Operator: Thank you. The next question is coming from Michael Cyprys of Morgan Stanley. Please go ahead.
Michael Cyprys: Hey, good morning. Thanks for taking the question. I wanted to circle back to the new Apollo asset-backed company, ABC, that you guys are launching. I was hoping you could elaborate a bit on the product, the return profile. Interesting, you’re structuring as an operating company. I hope you could elaborate a bit around that. And maybe just talk about your vision and how big could this be over time? Thank you.
Jim Zelter: Well, really, Mike, when we think about the activities in terms of consumer finance, hard assets, the broad areas of asset-based finance, this is the vehicle that lets us — we have the institutional product, ABF, which we’ve raised some nice money and will continue to be one of our flagship pillars in the yield and credit infrastructure. And this was created to really give the global wealth channels a — as investors have really grasped onto private credit, they realize they have a concentration issue in sponsor buyout activity. Now that’s the recognition that there’s a desire for diversification. So this will really be the first mover product set. You will see this as a majority of investment grade risk, a majority of debt risk, but yet it does have some non-investment-grade debt exposure and some residual and equity exposures.

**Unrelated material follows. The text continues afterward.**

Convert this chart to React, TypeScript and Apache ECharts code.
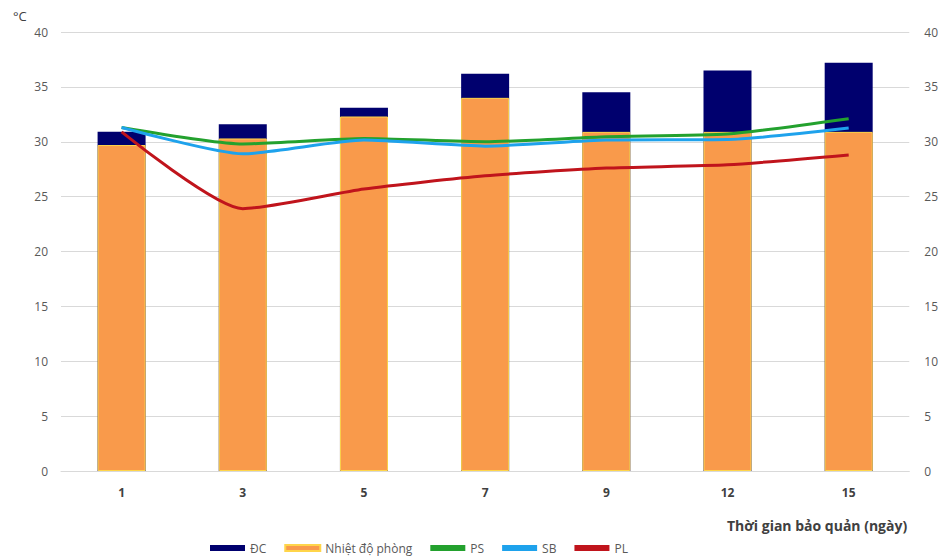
import React, { useEffect, useRef } from "react";
import * as echarts from "echarts";

const categories = ["1", "3", "5", "7", "9", "12", "15"];
const dcValues = [30.9, 31.6, 33.1, 36.2, 34.5, 36.5, 37.2];
const roomValues = [29.7, 30.3, 32.3, 34.0, 30.9, 30.9, 30.9];
const psValues = [31.3, 29.8, 30.3, 30.0, 30.45, 30.7, 32.1];
const sbValues = [31.3, 28.9, 30.15, 29.6, 30.15, 30.2, 31.25];
const plValues = [30.9, 23.9, 25.7, 26.9, 27.6, 27.9, 28.8];
const yTicks = { min: 0, max: 40, interval: 5 };

const FONT = "'Open Sans', 'Liberation Sans', sans-serif";

export default function App() {
  const ref = useRef<HTMLDivElement>(null);
  useEffect(() => {
    if (!ref.current) return;
    const chart = echarts.init(ref.current, null, { renderer: "svg" });
    const axisLabel = { color: "#595959", fontSize: 12, fontFamily: FONT };
    chart.setOption({
      animation: false,
      backgroundColor: "#ffffff",
      grid: { left: 61, right: 31, top: 32, bottom: 87, containLabel: false },
      legend: {
        left: 205,
        top: 537,
        itemWidth: 35,
        itemHeight: 6,
        itemGap: 18,
        textStyle: { color: "#595959", fontSize: 12, fontFamily: FONT },
        data: [
          { name: "ĐC", icon: "rect" },
          { name: "Nhiệt độ phòng", icon: "rect" },
          { name: "PS", icon: "rect" },
          { name: "SB", icon: "rect" },
          { name: "PL", icon: "rect" },
        ],
      },
      xAxis: {
        type: "category",
        data: categories,
        axisLine: { show: true, lineStyle: { color: "#D9D9D9", width: 1 } },
        axisTick: { show: false },
        axisLabel: {
          color: "#404040",
          fontSize: 12,
          fontWeight: "bold",
          fontFamily: FONT,
          margin: 15,
        },
      },
      yAxis: [
        {
          type: "value",
          ...yTicks,
          axisLine: { show: false },
          axisTick: { show: false },
          splitLine: { lineStyle: { color: "#D9D9D9", width: 1 } },
          axisLabel: { ...axisLabel, margin: 13 },
        },
        {
          type: "value",
          ...yTicks,
          axisLine: { show: false },
          axisTick: { show: false },
          splitLine: { show: false },
          axisLabel: { ...axisLabel, margin: 15 },
        },
      ],
      graphic: [
        {
          type: "text",
          left: 13,
          top: 9,
          style: { text: "°C", fontSize: 13, fill: "#404040", fontFamily: FONT },
        },
        {
          type: "text",
          left: 727,
          top: 518,
          style: {
            text: "Thời gian bảo quản (ngày)",
            fontSize: 14,
            fontWeight: "bold",
            fill: "#404040",
            fontFamily: FONT,
          },
        },
      ],
      series: [
        {
          name: "ĐC",
          type: "bar",
          data: dcValues,
          barWidth: 48,
          barGap: "-100%",
          itemStyle: { color: "#00006E" },
          z: 1,
        },
        {
          name: "Nhiệt độ phòng",
          type: "bar",
          data: roomValues,
          barWidth: 48,
          barGap: "-100%",
          itemStyle: { color: "#F99A4B", borderColor: "#FFD54A", borderWidth: 1 },
          z: 2,
        },
        {
          name: "PS",
          type: "line",
          yAxisIndex: 1,
          data: psValues,
          smooth: 0.2,
          symbol: "none",
          lineStyle: { color: "#23A12E", width: 3 },
          itemStyle: { color: "#23A12E" },
          z: 5,
        },
        {
          name: "SB",
          type: "line",
          yAxisIndex: 1,
          data: sbValues,
          smooth: 0.2,
          symbol: "none",
          lineStyle: { color: "#1EA2EC", width: 3 },
          itemStyle: { color: "#1EA2EC" },
          z: 6,
        },
        {
          name: "PL",
          type: "line",
          yAxisIndex: 1,
          data: plValues,
          smooth: 0.2,
          symbol: "none",
          lineStyle: { color: "#C0141C", width: 3 },
          itemStyle: { color: "#C0141C" },
          z: 7,
        },
      ],
    });
    return () => chart.dispose();
  }, []);
  return (
    <div
      ref={ref}
      style={{ position: "absolute", left: 0, top: 0, width: 941, height: 558 }}
    />
  );
}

But we are trying to have this be like ADS, our flagship product, that operates in the highest quality growth of the sector and really is trying to get high single digits, low double-digit returns, but doing so in a very comprehensive manner by not using leverage but being — really using the sourcing of the product. So it will be our flagship product and asset base is ADS is our flagship product in corporate credit.
Marc Rowan: Yes. I’m going to just punctuate this a little bit, especially given the environment we’re in and the concerns over credit quality. We’ve been in this business a long time. And for me, this is — for Jim and I, it’s our 40th year. It’s hard to believe that sometimes. And I’ll just take ADS as an example. We run ADS at 100% first lien. And we run ADS, I believe, with the lowest leverage in the industry. Could we produce higher rate of return, higher dividend? Of course, we could. But we know that particularly as we’re introducing an entire marketplace, institutional and retail, to the notion of private markets that they should experience the same way — this is the same way that the smartest institutions in the world have experienced it and not have returns artificially manufactured through leverage otherwise.
The time to be levered is when assets are really cheap and they’re plentiful and available. The time not to be levered is when markets are tight and there’s lots of liquidity. It’s easy to be seduced into wanting to produce high returns. We’ve always been focused on trying to produce acceptable returns, excess return per unit of risk. And the same philosophy that we run ADS and the team runs ADS by is how we’re going to produce this in asset-backed to make sure this category, which should be as large as corporate over time, is introduced to investors in the best possible way. And going first and telling the story is exactly what we want to do.
Operator: Thank you. The next question is coming from Kenneth Worthington of JPMorgan Chase. Please go ahead.
Alex Bernstein: This is Alex Bernstein on for Ken. Thanks for taking our question. I know there was a question previously around Atlas and the Mass Mu relationship. So apologies if any of this is repetitive. But I do think there are a couple of other points we’re hoping to dry out. Firstly, do you see this type of arrangement accelerating your ability to reach the $200 billion to $250 billion long-term origination target that you communicated previously? And then secondly, how are you managing these platforms as a portfolio to reach your goals? And how are you thinking about the mix of outside capital, Apollo capital, bolt-ons that best help you reach your growth goals and those of Athene? Thank you.
Jim Zelter: Well, thanks for the question. This will be a great conversation at our October day. But basically, we have these 16 platforms. The top 5 to 7, namely MidCap, Atlas, PK, Wheels are the great drivers. And yes, as we think about running those as a portfolio, optimizing the financing on those and bringing in third parties, whether it’s in SMAs, on the production side or even in many instances where we brought in investors to own the equity along with us, that’s all part of the flywheel. So certainly, we think that when we look at what’s going on with our platforms and with bringing this integrated toolbox to — solutions to companies, we think that gives us the confidence to take our numbers up from our five-year plan.
And so as Marc said, when we did our first Investor Day, it was 150 in debt by 2026. We’ll achieve that. But we’ve sort of now changed the definition of the equity and hybrid. So in our mind, hitting those 200-plus numbers, the driver really will be how we integrate those platforms. And again, how investors deal with us, whether it’s an SMA, whether it’s a commingle vehicle, whether it’s owning part of the equity, it’s all part of the same equation.
Operator: Thank you. That concludes the Q&A portion of today’s call. I will return the floor to Noah Gunn for any additional or closing comments.
Noah Gunn: Great. Thanks, everyone, for your time and attention this morning. If you have any follow-up questions on anything we discussed on today’s call, please feel free to follow up with us, and we look forward to speaking with you again next quarter.
Operator: Ladies and gentlemen, thank you for your participation. This concludes today’s event. You may disconnect your lines at this time or log out the webcast, and enjoy the rest of your day.